Directed by Louis Malle, “My Dinner with André’’ was written by and starred playwright-actor Wallace Shawn and experimental theater director André Gregory, playing lightly fictionalized versions of themselves. Two guys talking onscreen for nearly two hours: That was it.

The Harbor Stage production, billed as the first theatrical adaptation of the film, is the handiwork of Jonathan Fielding and Robert Kropf, who star as Shawn and Gregory, respectively, and who also co-direct the piece. (When Harbor Stage brought its gripping production of “Northside Hollow’’ to Boston last year, written by Fielding and playwright-actress Brenda Withers, Kropf played a miner trapped at the bottom of a mine shaft after an explosion.)

The first half of the movie-turned-play version of “My Dinner with Andre’’ is static, but it grows sharper and more absorbing in its second half. Questions about careers and purpose and existence are posed that have no easy answers. Crucially, Wally, as he is called, starts to challenge André a bit, so certain scenes have the flavor of a dialectic rather than a one-sided performer-audience dynamic.

When we first meet Wally, he’s on his way to meet André for dinner at a swanky Manhattan restaurant. He’s not looking forward to it at all. He’s heard tales of André dropping out of the New York theater scene and leaving his wife and children for extended periods of travel abroad to — no way to avoid these next two words — find himself.

Wally, meanwhile, is stalled professionally, unable to get his plays produced or land acting jobs. He’s in financial straits so dire that his girlfriend has had to take a job waitressing three nights a week. “After all,’’ he explains, “somebody had to bring in a little money.’’ It does not seem to have occurred to him that perhaps he could, you know, get a job.

André seems under no such pressure. In monologues punctuated by bursts of metaphysical maundering, he describes his adventures in Tibet, on the dunes of the Sahara, and in the forests of Poland, dwelling at length on his encounters with Jerzy Grotowski, the legendary Polish director and theater theorist. Wally is more captivated by André’s tales than you are likely to be.

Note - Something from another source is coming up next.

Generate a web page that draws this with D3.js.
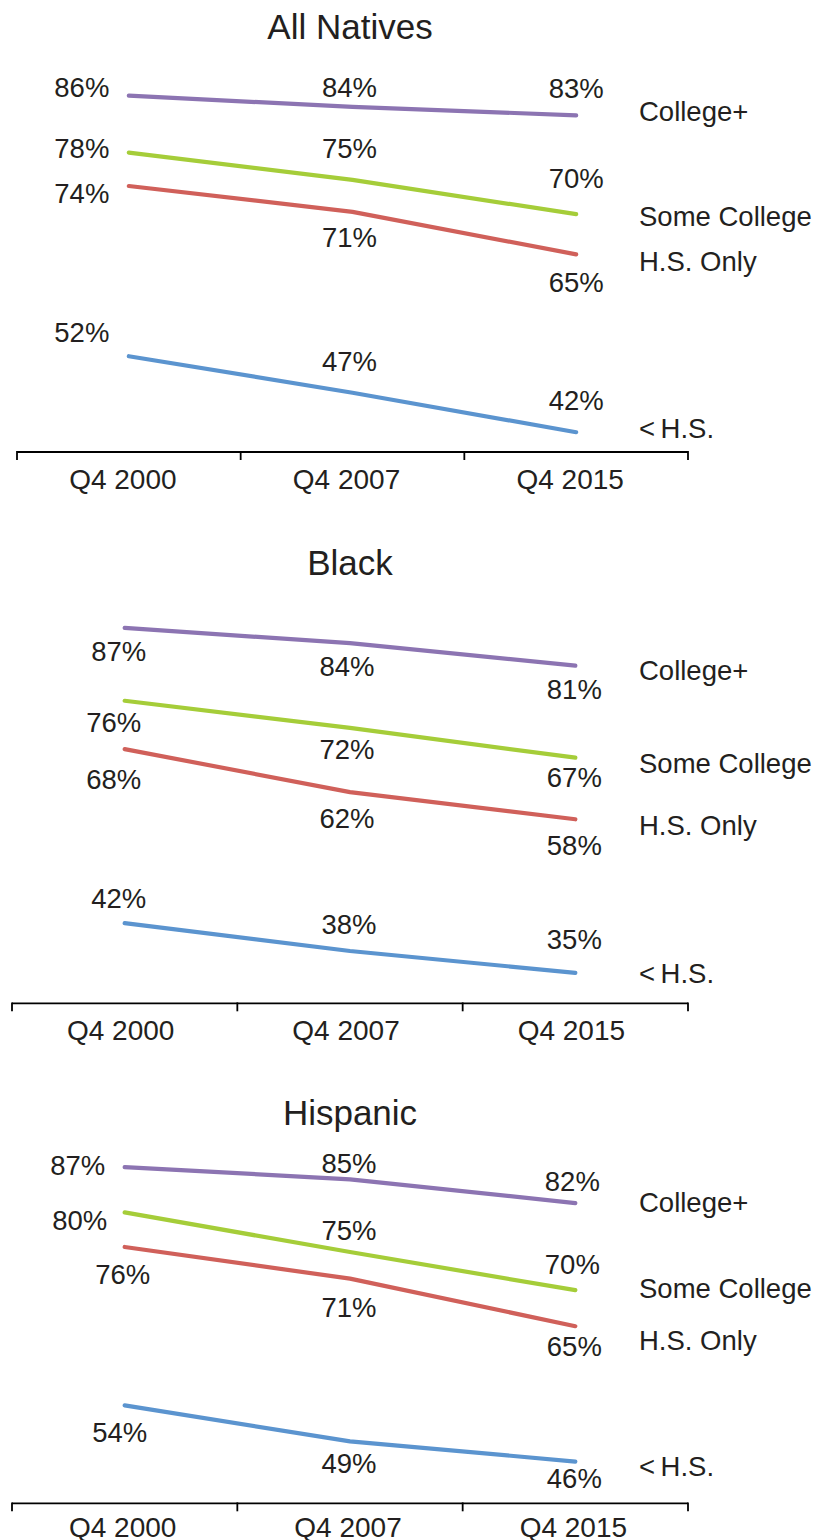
<!DOCTYPE html>
<html>
<head>
<meta charset="utf-8">
<script src="https://cdn.jsdelivr.net/npm/d3@7"></script>
<style>
  html, body { margin: 0; padding: 0; background: #fff; }
  svg { display: block; }
  text { font-family: "Liberation Sans", Arial, Helvetica, sans-serif; fill: #231f20; }
</style>
</head>
<body>
<svg id="chart" width="816" height="1540"></svg>
<script>
// ---------------- DATA ----------------
const categories = ["Q4 2000", "Q4 2007", "Q4 2015"];
const seriesNames = ["College+", "Some College", "H.S. Only", "<\u2009H.S."];
const panelTitles = ["All Natives", "Black", "Hispanic"];

// values in percent, order: College+, Some College, H.S. Only, < H.S.
const allNativesValues = [
  [85.9, 84.4, 83.3],
  [78.4, 74.8, 70.3],
  [74.0, 70.6, 65.0],
  [51.6, 46.8, 41.6]
];
const blackValues = [
  [86.7, 84.4, 81.0],
  [75.7, 71.6, 67.1],
  [68.4, 61.9, 57.8],
  [42.1, 37.9, 34.6]
];
const hispanicValues = [
  [86.7, 85.0, 81.7],
  [80.4, 74.9, 69.6],
  [75.6, 71.2, 64.6],
  [53.6, 48.6, 45.8]
];
const panelValues = [allNativesValues, blackValues, hispanicValues];
const yDomains = [[39, 90], [30, 90], [40, 90]];

// ---------------- STYLE / LAYOUT ----------------
const colors = ["#8c74b2", "#a5cd39", "#d0605a", "#5b94cf"];
const layout = [
  { titleY: 27,   xRange: [17, 688], yRange: [452, 64.4],      tickPad: 17, tickDx: -6 },
  { titleY: 563,  xRange: [12, 688], yRange: [1003.3, 606.1],  tickPad: 17, tickDx: -4 },
  { titleY: 1113, xRange: [12, 688], yRange: [1503.3, 1143.3], tickPad: 14, tickDx: -2 }
];
// data label offsets [dx, dy] from the point to label centre
const labelOffsets = [
  [[[-47,-8],[-3,-20],[0,-27]], [[-47,-4],[-3,-32],[0,-36]], [[-47,7],[-3,26],[0,28]], [[-47,-24],[-3,-31],[0,-32]]],
  [[[-6,23],[-3,23],[-1,24]],   [[-11,22],[-3,21],[-1,20]],  [[-11,30],[-3,26],[-1,26]], [[-6,-25],[-1,-27],[-1,-33]]],
  [[[-47,-2],[-1,-16],[-3,-22]],[[-45,8],[-1,-22],[-3,-26]], [[-2,27],[-1,29],[-1,20]],  [[-5,27],[-1,22],[-1,17]]]
];
// legend label vertical offsets relative to the last point
const legendOffsets = [
  [-4, 2, 7, -4],
  [5, 6, 6, 1],
  [-1, -2, 14, 5]
];
const legendX = 639;

const svg = d3.select("#chart");

panelValues.forEach((vals, p) => {
  const L = layout[p];
  const x = d3.scaleBand().domain(categories).range(L.xRange).padding(0);
  const cx = c => x(c) + x.bandwidth() / 2;
  const y = d3.scaleLinear().domain(yDomains[p]).range(L.yRange);
  const g = svg.append("g");

  // title
  g.append("text")
    .attr("x", 350).attr("y", L.titleY).attr("dy", "0.35em")
    .attr("text-anchor", "middle")
    .style("font-size", "35px")
    .text(panelTitles[p]);

  // axis
  const axisY = L.yRange[0];
  const axis = d3.axisBottom(x).tickSize(0).tickPadding(L.tickPad);
  const ag = g.append("g").attr("transform", `translate(0,${axisY})`).call(axis);
  ag.select(".domain").remove();
  ag.selectAll("text")
    .attr("dx", L.tickDx)
    .style("font-size", "28px")
    .style("font-family", "\"Liberation Sans\", Arial, sans-serif")
    .attr("fill", "#231f20");
  g.append("line")
    .attr("x1", L.xRange[0]).attr("x2", L.xRange[1])
    .attr("y1", axisY).attr("y2", axisY)
    .attr("stroke", "#000").attr("stroke-width", 1.8);
  const bounds = categories.map(c => x(c)).concat([L.xRange[1]]);
  g.selectAll(".btick").data(bounds).enter().append("line")
    .attr("x1", d => d).attr("x2", d => d)
    .attr("y1", axisY - 0.9).attr("y2", axisY + 8)
    .attr("stroke", "#000").attr("stroke-width", 1.8);

  // lines
  const line = d3.line().x((d, i) => cx(categories[i])).y(d => y(d));
  vals.forEach((s, si) => {
    g.append("path")
      .attr("d", line(s))
      .attr("fill", "none")
      .attr("stroke", colors[si])
      .attr("stroke-width", 4.2)
      .attr("stroke-linecap", "round")
      .attr("stroke-linejoin", "round");

    // data labels
    s.forEach((v, i) => {
      const off = labelOffsets[p][si][i];
      g.append("text")
        .attr("x", cx(categories[i]) + off[0])
        .attr("y", y(v) + off[1])
        .attr("dy", "0.35em")
        .attr("text-anchor", "middle")
        .style("font-size", "27.5px")
        .text(Math.round(v) + "%");
    });

    // legend label
    g.append("text")
      .attr("x", legendX)
      .attr("y", y(s[s.length - 1]) + legendOffsets[p][si])
      .attr("dy", "0.35em")
      .style("font-size", "27.5px")
      .text(seriesNames[si]);
  });
});
</script>
</body>
</html>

There are amusing elements to “My Dinner with André’’ but the play, like the movie, doesn’t commit to a satirical point of view. Are we meant to view Wally and André, with their massive combination of self-absorption and self-indulgence, as fundamentally absurd? Or are we to identify with them as embodiments of the eternal human struggle to live lives of meaning? When André casually says that he and his companions borrowed “Dick Avedon’s property out at Montauk,’’ are we meant to roll our eyes at his unacknowledged privilege?

Fielding deftly captures Shawn’s awkwardness, manifested in his conversational rhythms, often a beat behind, or in his clumsily phrased queries to André.

Kropf’s performance as André is just superb, a precisely calibrated lesson in the power of subtlety and nuance even — or especially — when inhabiting a character with an outsize personality. There are traces of Gregory’s diction in his delivery, but Kropf creates a voice of his own, in every sense.

The folks at Harbor Stage seem to be in a prandial state of mind these days. “Dindin,’’ a taut psychological drama written by the aforementioned Withers, unfolds at a dinner party with two couples that goes seriously awry. The movie is currently streaming on Amazon Prime Video and on Apple TV+, and stars four of the founders of Harbor Stage: Withers, Kropf, Fielding, and Stacy Fischer.